The Well-Made (Video Game) Plot
Video Game plots, if they’re meaningfully interactive, have some features of the whodunnit, the whendunnit, and the dunnwhat. Like a whodunnit, the central question is presented in multiple choice format. But like a dunnwhat, the question is basically what the protagonist is going to do. Finally, like a whendunnit, the questions that the reader/player cares about are always going to be different from the questions that the character/avatar cares about.
In order for the interactive narrative to function as a game, there need to be “right” and “wrong” decisions. In practice, there are usually several layers of this. Most wrong are actions that the machine doesn’t even understand (like pressing left to make a choice rather than pressing A, or balancing the controller on you head or whatever). Slightly less wrong are actions that lead you around in a circle: “But thou must!” responses, although often the circle is a longer and more enjoyable ride than that. Least wrong are actions that meaningfully advance the plot. And these in turn, in works with branching plots, are divided into the decisions that lead you into “good” and “bad” branches (here defined as more interesting and less interesting rather than good and evil, or happy and sad, although game designers usually make those synonymous).
The player’s experience of the game’s plot can be abstracted to exploration of the decision tree, and discovery of the “good” actions on that tree. These processes are linked: failing to discover the right choice will always mean exploring a wrong one. And in some games, at least, the wrong choices are designed to gently point you in the direction of the right one. These are the games we can call well-made.
A well-made plot in fiction is one where the central mystery of the story can be figured out in advance by a smart and attentive reader based on cues provided by the text itself. The same holds true of video games. A game with a well-made interactive plot is one where the game itself leads you to the most interesting branches of the decision tree. There are dozens of ways to pull this off, depending on the kind of game you’re looking at. If it’s a conversation tree you’re dealing with, you can make one of the good choices contain a highlighted keyword the player will remember from an earlier conversation, or make one of the bad choices transparently inappropriate, or make the response to the wrong answer something that should prompt the player to offer the right answer. But if it’s a game of “find the NPC with something important to say,” well-madeness is going to be a function of architecture: either the character should be in a central location — on a throne at the end of a long vertical hallway lined with columns, for instance — or somewhere notably out of the way, but not actually hard to find, like at the bottom of a well. If it’s a game of “optimize my character’s build,” it’s done by making the useful powers seem cooler than the useless powers, or more frequently by showing the math and letting the munchkins work out the percentages on their own.

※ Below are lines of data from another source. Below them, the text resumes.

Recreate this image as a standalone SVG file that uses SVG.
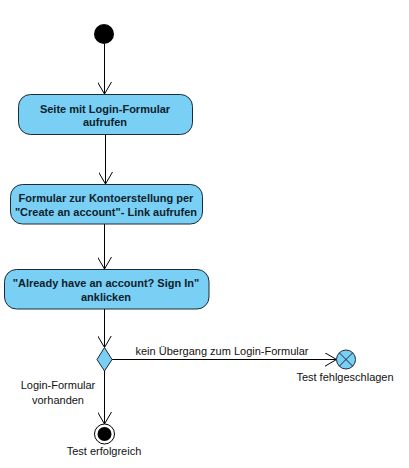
<svg xmlns="http://www.w3.org/2000/svg" width="409" height="468" viewBox="0 0 409 468">
<style>
.act{fill:#7ACFF5;stroke:#1a2a36;stroke-width:1}
.bt{font-family:"Liberation Sans",Arial,sans-serif;font-size:11px;font-weight:bold;fill:#0d1e2b;text-anchor:middle}
.lt{font-family:"Liberation Sans",Arial,sans-serif;font-size:11px;fill:#111;text-anchor:middle}
.fl{stroke:#000;stroke-width:1;fill:none}
</style>
<defs>
<marker id="arr" viewBox="0 0 12 14" refX="12" refY="7" markerWidth="12" markerHeight="14" markerUnits="userSpaceOnUse" orient="auto">
<path d="M0,0 L12,7 L0,14" fill="none" stroke="#000" stroke-width="1"/>
</marker>
</defs>
<rect width="409" height="468" fill="#fff"/>
<g id="connectors">
<line class="fl" x1="104.5" y1="44" x2="104.5" y2="94" marker-end="url(#arr)"/>
<line class="fl" x1="105.5" y1="135" x2="105.5" y2="184" marker-end="url(#arr)"/>
<line class="fl" x1="104.5" y1="224" x2="104.5" y2="269" marker-end="url(#arr)"/>
<line class="fl" x1="104.5" y1="309" x2="104.5" y2="347.5" marker-end="url(#arr)"/>
<line class="fl" x1="112" y1="359.5" x2="336.5" y2="359.5" marker-end="url(#arr)"/>
<line class="fl" x1="104.5" y1="371" x2="104.5" y2="424" marker-end="url(#arr)"/>
<text class="lt" x="222" y="354.5">kein Übergang zum Login-Formular</text>
<text class="lt" x="58" y="389">Login-Formular</text>
<text class="lt" x="58" y="404">vorhanden</text>
</g>
<g id="start">
<circle cx="104" cy="34" r="10" fill="#000"/>
</g>
<g id="a1">
<rect class="act" x="18.5" y="94.5" width="174" height="40" rx="12"/>
<text class="bt" x="105" y="112.5">Seite mit Login-Formular</text>
<text class="bt" x="105" y="126">aufrufen</text>
</g>
<g id="a2">
<rect class="act" x="10.5" y="184.5" width="192" height="39.5" rx="12"/>
<text class="bt" x="106" y="201.5">Formular zur Kontoerstellung per</text>
<text class="bt" x="106" y="216">"Create an account"- Link aufrufen</text>
</g>
<g id="a3">
<rect class="act" x="4.5" y="269.5" width="204.5" height="39.5" rx="12"/>
<text class="bt" x="106" y="286.5">"Already have an account? Sign In"</text>
<text class="bt" x="106" y="300.5">anklicken</text>
</g>
<g id="decision">
<polygon class="act" points="104.5,347.5 112,359.5 104.5,371 97,359.5"/>
</g>
<g id="flowfinal">
<circle class="act" cx="346" cy="359.5" r="9.5"/>
<line x1="339.3" y1="352.8" x2="352.7" y2="366.2" stroke="#1a2a36" stroke-width="1"/>
<line x1="352.7" y1="352.8" x2="339.3" y2="366.2" stroke="#1a2a36" stroke-width="1"/>
<text class="lt" x="345" y="381">Test fehlgeschlagen</text>
</g>
<g id="final">
<circle cx="104.5" cy="434" r="10" fill="#fff" stroke="#000" stroke-width="1"/>
<circle cx="104.5" cy="434" r="7" fill="#000"/>
<text class="lt" x="104" y="454.5">Test erfolgreich</text>
</g>
</svg>
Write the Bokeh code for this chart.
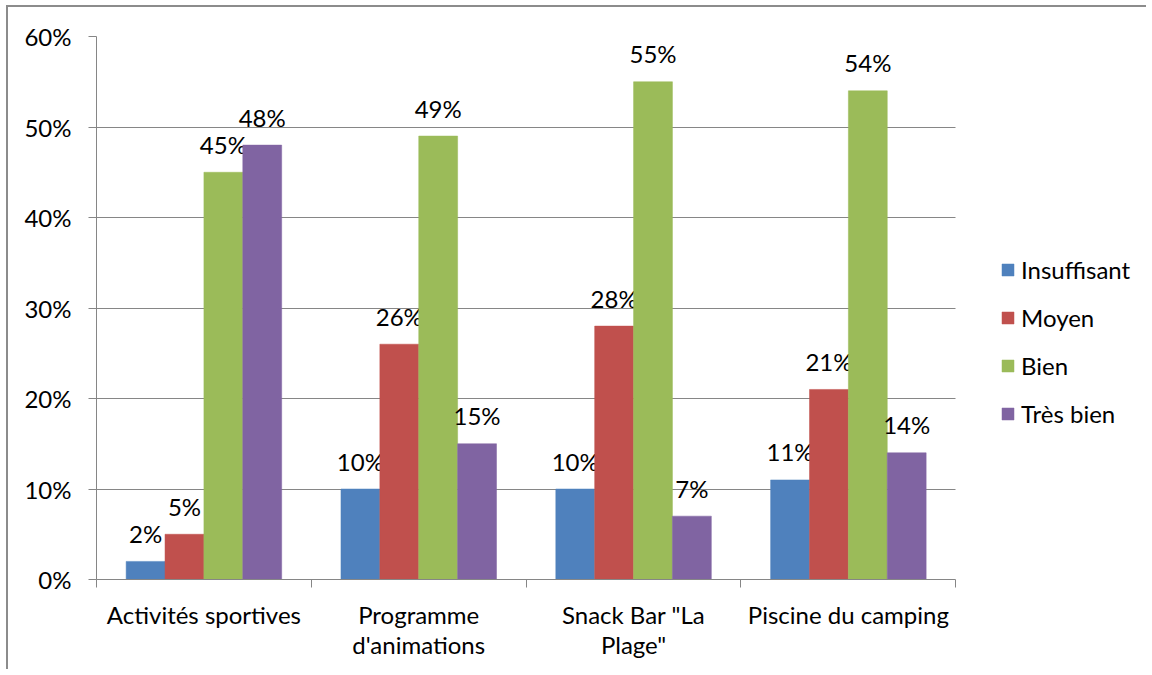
from bokeh.plotting import figure
from bokeh.models import (ColumnDataSource, Range1d, FixedTicker, PrintfTickFormatter,
                          Legend, LegendItem)
from bokeh.transform import dodge
from bokeh.core.properties import value
from bokeh.embed import file_html
from bokeh.resources import INLINE

categories = ["Activités sportives", "Programme\nd'animations", "Snack Bar \"La\nPlage\"", "Piscine du camping"]
series_names = ["Insuffisant", "Moyen", "Bien", "Très bien"]
insuffisant = [2, 10, 10, 11]
moyen = [5, 26, 28, 21]
bien = [45, 49, 55, 54]
tres_bien = [48, 15, 7, 14]
y_ticks = [0, 10, 20, 30, 40, 50, 60]

colors = ["#4F81BD", "#C0504D", "#9BBB59", "#8064A2"]
FONT = "Lato"

xs = list(range(len(categories)))
data = {"x": xs}
for name, vals in zip(series_names, [insuffisant, moyen, bien, tres_bien]):
    data[name] = vals
    data[name + "_lbl"] = [f"{v}%" for v in vals]
source = ColumnDataSource(data)

x_lo, x_hi = -0.5, len(categories) - 0.5
# frame extends to the right to leave room for the legend inside it
p = figure(width=1140, height=664, output_backend="svg", toolbar_location=None,
           x_range=Range1d(x_lo, x_hi + 0.897), y_range=Range1d(0, 60),
           min_border_left=88, min_border_top=29, min_border_right=0, min_border_bottom=92,
           styles={"border-left": "2px solid #8c8c8c", "border-top": "2px solid #8c8c8c",
                   "margin-left": "6px", "margin-top": "5px"})
p.outline_line_color = None
p.background_fill_color = "white"

bw = 0.181
offsets = [-1.5 * bw, -0.5 * bw, 0.5 * bw, 1.5 * bw]
renderers = []
for name, off, c in zip(series_names, offsets, colors):
    r = p.vbar(x=dodge("x", off), top=name, width=bw, source=source,
               fill_color=c, line_color=c, line_width=0.5)
    renderers.append(r)
    p.text(x=dodge("x", off), y=name, text=name + "_lbl", source=source,
           text_align="center", text_baseline="alphabetic", y_offset=-28,
           text_font=value(FONT), text_font_size="24px", text_color="#000000")

# y axis
p.yaxis.ticker = FixedTicker(ticks=y_ticks)
p.yaxis.formatter = PrintfTickFormatter(format="%d%%")
p.yaxis.axis_line_color = "#868686"
p.yaxis.major_tick_line_color = "#868686"
p.yaxis.major_tick_out = 8
p.yaxis.major_tick_in = 0
p.yaxis.minor_tick_line_color = None
p.yaxis.major_label_standoff = 17
p.yaxis.major_label_text_font = FONT
p.yaxis.major_label_text_font_size = "24px"
p.yaxis.major_label_text_color = "#000000"

# x axis: labels at centers, tick marks at boundaries
p.xaxis.bounds = (x_lo, x_hi)
p.xaxis.ticker = FixedTicker(ticks=xs, minor_ticks=[i - 0.5 for i in range(len(categories) + 1)])
p.xaxis.major_label_overrides = {i: c for i, c in enumerate(categories)}
p.xaxis.axis_line_color = "#868686"
p.xaxis.major_tick_line_color = None
p.xaxis.major_tick_out = 8
p.xaxis.minor_tick_line_color = "#868686"
p.xaxis.minor_tick_out = 8
p.xaxis.minor_tick_in = 0
p.xaxis.major_label_standoff = 12
p.xaxis.major_label_text_font = FONT
p.xaxis.major_label_text_font_size = "24px"
p.xaxis.major_label_text_color = "#000000"
p.xaxis.major_label_text_line_height = 1.05

p.xgrid.grid_line_color = None
yg = p.ygrid[0]
yg.ticker = FixedTicker(ticks=y_ticks)
yg.grid_line_color = "#868686"
yg.grid_line_width = 1
if "cross_bounds" in yg.properties():
    yg.cross_bounds = (x_lo, x_hi)
else:
    yg.grid_line_color = None
    p.segment(x0=[x_lo] * len(y_ticks), x1=[x_hi] * len(y_ticks), y0=y_ticks, y1=y_ticks,
              line_color="#868686", line_width=1, level="underlay")

legend = Legend(items=[LegendItem(label=n, renderers=[r]) for n, r in zip(series_names, renderers)],
                location=(894, 141), glyph_width=15, glyph_height=15, label_height=30,
                spacing=18, padding=10, label_standoff=6, border_line_alpha=0,
                background_fill_alpha=0, label_text_font=FONT, label_text_font_size="24px",
                label_text_color="#000000")
p.add_layout(legend, "center")

open("out.html", "w").write(file_html(p, INLINE))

And with any kind of game at all, you can always break the fourth wall: “Smoke your pipe to summon the wizard!” The point is that an attentive player should be able to arrive at the solution by something other than chance or brute force.
Unlike the literary version, well-madeness in video game plots is a feature of the small scale, not the large scale. It might be that we should think of games not as having well-made plots, but as having a number of discrete narrative puzzles, each of which can be well-made (or not). Z doesn’t have to connect to A. It can, certainly, and maybe it should, but this has more to do with thematic unity than with a sense of narrative fair play.
It should be remembered, of course, that a well-made plot is not synonymous with a good one. A well-made mystery novel can easily go wrong by giving the reader too many clues, so that there’s never any doubt who the killer’s going to be. In video games, this manifests as hand-holding, spelling out in blatant detail what the right choices are and making all of the mazes into branchless tunnels. These plots are still well-made, they’re just dull. Making them less dull is a question of balance, and of preserving illusions. If I guess the solution to a well-made detective novel, I have no reason to feel smart. The author gave me all of the clues, after all! But if it’s balanced well, I maintain the illusion that I put it together on my own. If I figure out the right way to progress in a well-made game, I have no reason to feel like I’m good at playing it! The programmers told me what to do. But if it’s balanced well — if they mainly relied on contextual cues, and making the right choices look fun — I maintain the illusion that my actions are freely chosen. A plot that’s both well-made and enjoyable falls into this sweet spot.
And of course, all of this only applies to video game plots that are interactive. Many games have no plots at all. Many that do have plots give the player no control over the plot whatsoever, limiting it to scripted cut-scenes at the end of certain levels (although we could talk about the degree to which the level itself, even in a side-scrolling platformer, has an elementary narrative goal of some kind: “find the exit”). But although people often talk about the distinction between plot and narrative in gaming, there are cases where the plot itself is a game (which means that most pieces of entertainment software are actually several distinct but interlocking games — Super Mario RPG, for instance, has a rhythm game, a resource management game, and a game of narrative exploration/discovery, at a minimum), and when we talk about how well these are put together, we need to judge them by criteria of their own.
Great essays. What do you think about games being designed to be open-ended enough that players may read a plot into their choices- choices with no wrong answers leading back to square one? This seems to be an aim of Elder Scrolls and Mount and Blade. In these cases the presence of a plot is a choice of interpretation and performance by the player.
So…is that series of super awesome Cowboy Bebop articles just like dead now or what? Because that would suck.